The tragic discovery and the general sentiment were immediately repurposed by several political and religious factions to fuel their repressive social plans. Leveraging hypocrisy and ignorance, they conflated child abuse with rape, rape with porn and porn with the Internet. In a flash, a new political campaign was born: if you don’t want your children to be raped, of course you’ll have to let the government control your access to digital information.

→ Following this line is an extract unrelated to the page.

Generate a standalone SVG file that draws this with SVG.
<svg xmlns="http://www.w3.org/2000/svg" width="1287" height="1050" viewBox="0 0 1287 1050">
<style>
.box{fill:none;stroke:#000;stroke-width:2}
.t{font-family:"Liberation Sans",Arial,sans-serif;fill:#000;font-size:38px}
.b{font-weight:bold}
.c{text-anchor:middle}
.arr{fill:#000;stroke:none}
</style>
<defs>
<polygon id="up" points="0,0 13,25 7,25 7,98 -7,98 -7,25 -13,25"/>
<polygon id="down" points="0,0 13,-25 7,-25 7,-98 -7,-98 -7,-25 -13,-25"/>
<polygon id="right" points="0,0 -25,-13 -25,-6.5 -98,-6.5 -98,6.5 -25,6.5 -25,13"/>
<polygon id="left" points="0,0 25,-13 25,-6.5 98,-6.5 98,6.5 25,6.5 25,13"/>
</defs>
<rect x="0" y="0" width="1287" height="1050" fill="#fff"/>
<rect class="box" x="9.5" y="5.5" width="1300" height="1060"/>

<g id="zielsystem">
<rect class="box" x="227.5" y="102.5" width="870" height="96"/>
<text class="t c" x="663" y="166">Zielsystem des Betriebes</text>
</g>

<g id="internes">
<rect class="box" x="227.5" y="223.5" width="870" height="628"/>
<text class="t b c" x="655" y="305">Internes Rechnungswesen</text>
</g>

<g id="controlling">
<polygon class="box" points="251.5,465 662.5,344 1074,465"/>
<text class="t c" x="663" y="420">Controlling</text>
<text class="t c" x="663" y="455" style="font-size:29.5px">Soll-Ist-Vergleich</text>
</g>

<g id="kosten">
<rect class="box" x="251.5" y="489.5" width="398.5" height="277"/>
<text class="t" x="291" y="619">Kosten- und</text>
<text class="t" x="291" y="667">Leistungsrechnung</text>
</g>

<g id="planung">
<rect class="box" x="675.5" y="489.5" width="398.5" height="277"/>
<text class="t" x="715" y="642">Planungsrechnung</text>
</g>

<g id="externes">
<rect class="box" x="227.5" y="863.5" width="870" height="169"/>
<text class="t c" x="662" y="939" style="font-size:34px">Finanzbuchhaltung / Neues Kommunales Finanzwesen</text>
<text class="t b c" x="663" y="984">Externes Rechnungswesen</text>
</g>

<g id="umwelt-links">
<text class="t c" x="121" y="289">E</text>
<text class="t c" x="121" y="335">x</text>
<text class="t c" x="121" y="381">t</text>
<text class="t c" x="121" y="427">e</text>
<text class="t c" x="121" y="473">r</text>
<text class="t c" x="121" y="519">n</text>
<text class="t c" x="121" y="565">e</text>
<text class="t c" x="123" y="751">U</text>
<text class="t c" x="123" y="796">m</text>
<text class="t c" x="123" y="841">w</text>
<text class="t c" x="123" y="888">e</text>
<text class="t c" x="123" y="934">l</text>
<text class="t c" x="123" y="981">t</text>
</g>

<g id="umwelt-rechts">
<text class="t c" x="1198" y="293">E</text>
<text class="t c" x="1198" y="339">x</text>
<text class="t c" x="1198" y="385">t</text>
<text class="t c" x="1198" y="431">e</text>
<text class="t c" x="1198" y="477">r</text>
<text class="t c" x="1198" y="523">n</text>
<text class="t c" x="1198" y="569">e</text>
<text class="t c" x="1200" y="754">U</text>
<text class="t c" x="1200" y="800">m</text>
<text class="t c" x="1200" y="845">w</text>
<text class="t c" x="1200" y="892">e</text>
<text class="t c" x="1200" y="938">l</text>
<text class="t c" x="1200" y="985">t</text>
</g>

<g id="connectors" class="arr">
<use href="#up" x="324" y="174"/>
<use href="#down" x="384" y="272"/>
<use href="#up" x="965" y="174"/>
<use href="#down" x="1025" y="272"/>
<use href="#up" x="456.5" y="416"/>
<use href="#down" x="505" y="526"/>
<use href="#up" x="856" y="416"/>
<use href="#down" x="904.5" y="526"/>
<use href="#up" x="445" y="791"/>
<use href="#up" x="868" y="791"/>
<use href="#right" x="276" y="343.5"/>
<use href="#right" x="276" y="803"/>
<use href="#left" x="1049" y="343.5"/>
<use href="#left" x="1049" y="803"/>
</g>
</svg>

Needless to say, this has no sense at all – except to those in power, who are eager to seize any opportunity to limit the sources of information available to citizens. Less freedom of information always corresponds to more control over the masses, and history taught us that repressing sexual freedom is the absolute best way to beat a population into submission. Please note, if this really has to be spelled out, that I am not advocating the crime of child abuse here (or any crime at all): I am merely saying that a sex-positive environment breeds happiness and critical thinking – two mean dangers to authorities in general.

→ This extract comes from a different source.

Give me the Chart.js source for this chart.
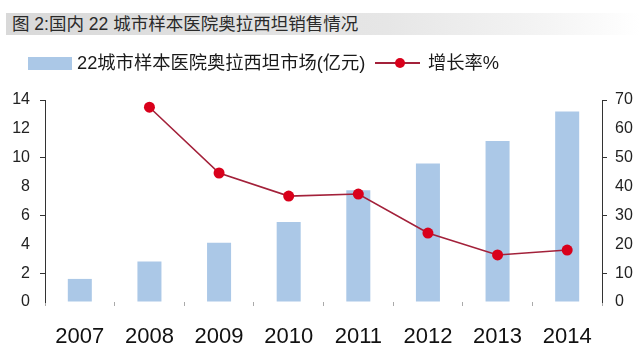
<!DOCTYPE html>
<html>
<head>
<meta charset="utf-8">
<script src="https://cdn.jsdelivr.net/npm/chart.js@4.4.1/dist/chart.umd.min.js"></script>
<style>
    body { margin: 0; background: #fff; font-family: "Liberation Sans", "Noto Sans CJK SC", sans-serif; }
    #wrap { position: relative; width: 640px; height: 352px; overflow: hidden; }
    #titulo {
        position: absolute; left: 6px; top: 13px; width: 634px; height: 22px;
        background: linear-gradient(to right, #d9d9d9, #e6e6e6 60%, #f4f4f4 85%, #fff);
        font-size: 17.5px; line-height: 23px; color: #2a2a2a; padding-left: 6px; box-sizing: border-box;
        font-family: "Liberation Sans", "Noto Sans CJK SC", sans-serif;
    }
    #leyenda { position: absolute; left: 0; top: 51px; width: 640px; height: 24px; font-size: 18.3px; color: #1a1a1a; }
    .caja { position: absolute; left: 28px; top: 6px; width: 44px; height: 13px; background: #abc8e7; }
    .txt { position: absolute; top: 0; line-height: 24px; white-space: nowrap; }
    .linea { position: absolute; left: 375px; top: 11px; width: 45px; height: 2px; background: #a3213a; }
    .punto { position: absolute; left: 395px; top: 7px; width: 10px; height: 10px; border-radius: 50%; background: #d9001b; }
    canvas { position: absolute; left: 0; top: 0; }
</style>
</head>
<body>
<div id="wrap">
    <canvas id="grafico" width="640" height="352"></canvas>
    <div id="titulo">图 2:国内 22 城市样本医院奥拉西坦销售情况</div>
    <div id="leyenda">
        <div class="caja"></div>
        <div class="txt" style="left:77px">22城市样本医院奥拉西坦市场(亿元)</div>
        <div class="linea"></div>
        <div class="punto"></div>
        <div class="txt" style="left:428px">增长率%</div>
    </div>
</div>
<script>
const anios = ["2007", "2008", "2009", "2010", "2011", "2012", "2013", "2014"];
const mercado = [1.6, 2.8, 4.1, 5.55, 7.75, 9.6, 11.15, 13.2];
const crecimiento = [null, 67.5, 44.7, 36.7, 37.4, 23.9, 16.3, 18.0];
const ticksIzq = [0, 2, 4, 6, 8, 10, 12, 14];
const ticksDer = [0, 10, 20, 30, 40, 50, 60, 70];

const fuente = "'Liberation Sans', 'Noto Sans CJK SC', sans-serif";

new Chart(document.getElementById("grafico"), {
    data: {
        labels: anios,
        datasets: [{
            type: "line",
            label: "增长率%",
            data: crecimiento,
            yAxisID: "y1",
            borderColor: "#a3213a",
            borderWidth: 1.6,
            pointBackgroundColor: "#d9001b",
            pointBorderColor: "#d9001b",
            pointRadius: 5.5,
            pointBorderWidth: 0,
            tension: 0,
            order: 0
        }, {
            type: "bar",
            label: "22城市样本医院奥拉西坦市场(亿元)",
            data: mercado,
            yAxisID: "y",
            backgroundColor: "#abc8e7",
            categoryPercentage: 1,
            barPercentage: 0.345,
            order: 1
        }]
    },
    options: {
        responsive: false,
        animation: false,
        layout: { padding: { top: 100, left: 0, right: 0, bottom: 0 } },
        plugins: {
            legend: { display: false },
            tooltip: { enabled: false }
        },
        scales: {
            x: {
                offset: true,
                afterFit: (scale) => { scale.height = 50; },
                grid: { offset: true, drawOnChartArea: false, drawTicks: true, tickLength: 4, color: "#aaa" },
                border: { display: false },
                ticks: { color: "#111", padding: 18, font: { family: fuente, size: 22 } }
            },
            y: {
                position: "left",
                min: 0,
                max: 14,
                afterFit: (scale) => { scale.width = 45; },
                afterBuildTicks: (scale) => { scale.ticks = ticksIzq.map(v => ({ value: v })); },
                grid: {
                    drawOnChartArea: false,
                    tickLength: 5,
                    tickColor: (ctx) => (ctx.tick && ctx.tick.value % 4 === 2) ? "#333" : "rgba(0,0,0,0)"
                },
                border: { color: "#333", width: 1 },
                ticks: { color: "#222", padding: 10, font: { family: fuente, size: 16 } }
            },
            y1: {
                position: "right",
                min: 0,
                max: 70,
                afterFit: (scale) => { scale.width = 38; },
                afterBuildTicks: (scale) => { scale.ticks = ticksDer.map(v => ({ value: v })); },
                grid: {
                    drawOnChartArea: false,
                    tickLength: 5,
                    tickColor: (ctx) => (ctx.tick && ctx.tick.value % 20 === 10) ? "#333" : "rgba(0,0,0,0)"
                },
                border: { color: "#333", width: 1 },
                ticks: { color: "#222", padding: 8, font: { family: fuente, size: 16 } }
            }
        }
    }
});
</script>
</body>
</html>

In practical terms, last April PM David Cameron asked the operators of public Wi-Fi networks to filter explicit content. All the major providers happily complied because, after all, what is the use of accessing dirty stuff when you are not home?
Come July, he upped the ante with a new requirement: home Internet accesses must block porn by default, ostensibly to protect innocent eyes from evil websites. In the next months the filters will be deployed nationwide, so that to browse adult sites you will have to “opt in” – a nice way to say “legally register”. The glee with which Cameron explained that «husbands who want to watch porn online will have to have an embarrassing discussion with their wives» speaks volumes about the sexist, repressed and guilt-ridden view that British government holds on sexuality. And this is not the end of it. By far.
The next move in this remarkably quick war of position was to inform search engine companies that the English parliament would very much like them to apply filters to negate child porn searches. They could refuse, of course, but he could enforce a law about it after all. Not surprisingly, Google and Microsoft among others obeyed. Not that there is anything wrong about blocking online searches for criminal content, naturally.
Worrywarts might remember that oppressive governments like China, North Korea and many Islamic countries filter out (and track, and punish) “criminal content” searches too. Everything depends on whoever decides which keywords mark you as a dissident, and the recent surveillance scandals have clearly shown us that we can trust authority with blind faith, cannot we? But stay with me.
Next stop: stopping «rape porn». Next January possessing pornography depicting real or simulated rape will be punishable with up to three years in jail. Let me repeat: if you live in Britain and you have one picture or one drawing of a nonconsensual sex act on your phone, PC or whatever you are going to prison.
Does it count that every study so far has demonstrated that there is an inverserelationship between the availability of extreme porn and actual sex abuse? No. Does it count that lots of porn can look like indecent assault even if it is not? No. Does it count that the definition of ‘abuse’ is open to personal interpretation, and a jury might consider illegal something you and everyone you know think as perfectly consensual? No, no and no. British citizens won’t have any real control on their status of possible criminals. Even if they destroyed every single adult content on their hardware, technically they could get jailed for owning a copy of Clockwork orange or any other movie and literary work containing one rape scene – including Harlequin romance novels.
«But how could they ever check on what I have on my computers?» I hear you saying. And the answer is simple: remember that opt-in request described earlier? You signed your confession yourself, mate. I am not saying the police is going to kick in your door and drag you away (like they did in Operation Spanner, by the way), because they’d have to bring in just everybody and that’s not realistic. But this scenario has very concrete implications to pave the way for “extraordinary renditions” of just about whoever the powers that be want silenced. All it takes is sending him or her an MMS with the right picture.
While human rights organizations are scrambling for a last-minute save of this unpleasant situation, the most dangerous aspect of it all is probably the ease and speed with which the English government managed this subversion of civil principles. Even more worryingly, this counter-revolution could become a blueprint for other governments to follow in the name of vague threats and protection. To be aware of it is the first step in defending your rights.